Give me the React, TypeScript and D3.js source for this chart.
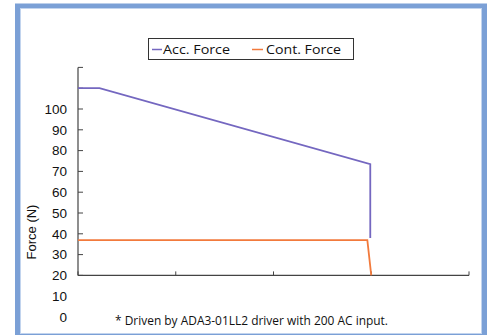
import React from "react";
import * as d3 from "d3";

const accX = [0, 0.22, 2.99, 2.99];
const accY = [110, 110, 73.5, 38];
const contX = [0, 2.96, 3.0];
const contY = [37, 37, 20];
const yTickValues = [20, 30, 40, 50, 60, 70, 80, 90, 100, 110, 120];
const yLabelValues = [0, 10, 20, 30, 40, 50, 60, 70, 80, 90, 100];
const xTickValues = [0, 1, 2, 3, 4];
const seriesNames = ["Acc. Force", "Cont. Force"];
const yTitle = "Force (N)";
const footnote = "* Driven by ADA3-01LL2 driver with 200 AC input.";

const W = 489;
const H = 335;
const ACC = "#7467c0";
const CONT = "#f27a3c";
const AXIS = "#444";

export default function App() {
  const x = d3.scaleLinear().domain([0, 4]).range([78, 469]);
  const y = d3.scaleLinear().domain([0, 100]).range([317, 109]);
  const line = d3
    .line<[number, number]>()
    .x((d) => x(d[0]))
    .y((d) => y(d[1]));
  const accPts = accX.map((v, i) => [v, accY[i]] as [number, number]);
  const contPts = contX.map((v, i) => [v, contY[i]] as [number, number]);
  const yBase = y(20);
  const yTop = y(120);
  const font = "'Liberation Sans', Arial, sans-serif";
  const font2 = "'Open Sans', 'Noto Sans', sans-serif";

  return (
    <svg
      width={W}
      height={H}
      style={{ position: "absolute", left: 0, top: 0, background: "#fff" }}
    >
      <rect x={17.5} y={6} width={467} height={330.5} fill="#fff" stroke="#7ba0d6" strokeWidth={5} />
      <rect x={20.5} y={8.5} width={461} height={325} fill="none" stroke="#c2d4ee" strokeWidth={1} />

      {/* legend */}
      <rect x={148.5} y={38.5} width={205} height={21} fill="#fff" stroke="#333" strokeWidth={1} />
      <line x1={152} x2={162} y1={49.5} y2={49.5} stroke={ACC} strokeWidth={1.5} />
      <text x={163} y={54} fontFamily={font2} fontSize={13.5} textLength={67} lengthAdjust="spacingAndGlyphs" fill="#111">{seriesNames[0]}</text>
      <line x1={252} x2={263} y1={49.5} y2={49.5} stroke={CONT} strokeWidth={1.5} />
      <text x={266} y={54} fontFamily={font2} fontSize={13.5} textLength={75} lengthAdjust="spacingAndGlyphs" fill="#111">{seriesNames[1]}</text>

      {/* y axis */}
      <line x1={78} x2={78} y1={yTop} y2={yBase} stroke={AXIS} strokeWidth={1.2} />
      {yTickValues.map((v) => (
        <line key={v} x1={78} x2={83} y1={y(v)} y2={y(v)} stroke={AXIS} strokeWidth={1} />
      ))}
      {yLabelValues.map((v) => (
        <text key={v} x={67} y={y(v)} dy="0.36em" textAnchor="end" fontFamily={font} fontSize={13.5} fill="#111">
          {v}
        </text>
      ))}
      <text
        transform={`translate(36,${232}) rotate(-90)`}
        textAnchor="middle"
        fontFamily={font}
        fontSize={13}
        fill="#111"
      >
        {yTitle}
      </text>

      {/* x axis */}
      <line x1={x(0)} x2={x(4)} y1={yBase} y2={yBase} stroke={AXIS} strokeWidth={1.2} />
      {xTickValues.map((v) => (
        <line key={v} x1={x(v)} x2={x(v)} y1={yBase} y2={yBase - 4} stroke={AXIS} strokeWidth={1} />
      ))}

      {/* series */}
      <path d={line(contPts) || ""} fill="none" stroke={CONT} strokeWidth={1.8} />
      <path d={line(accPts) || ""} fill="none" stroke={ACC} strokeWidth={1.8} />

      <text x={115} y={325} fontFamily={font2} fontSize={12} textLength={273} lengthAdjust="spacingAndGlyphs" fill="#111">{footnote}</text>
    </svg>
  );
}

====

What you need to do:
From the opening line of the listing above through the line bearing "import * as", repeat each line exactly. Drop every picture.

Completed task:
Give me the React, TypeScript and D3.js source for this chart.
import React from "react";
import * as d3 from "d3";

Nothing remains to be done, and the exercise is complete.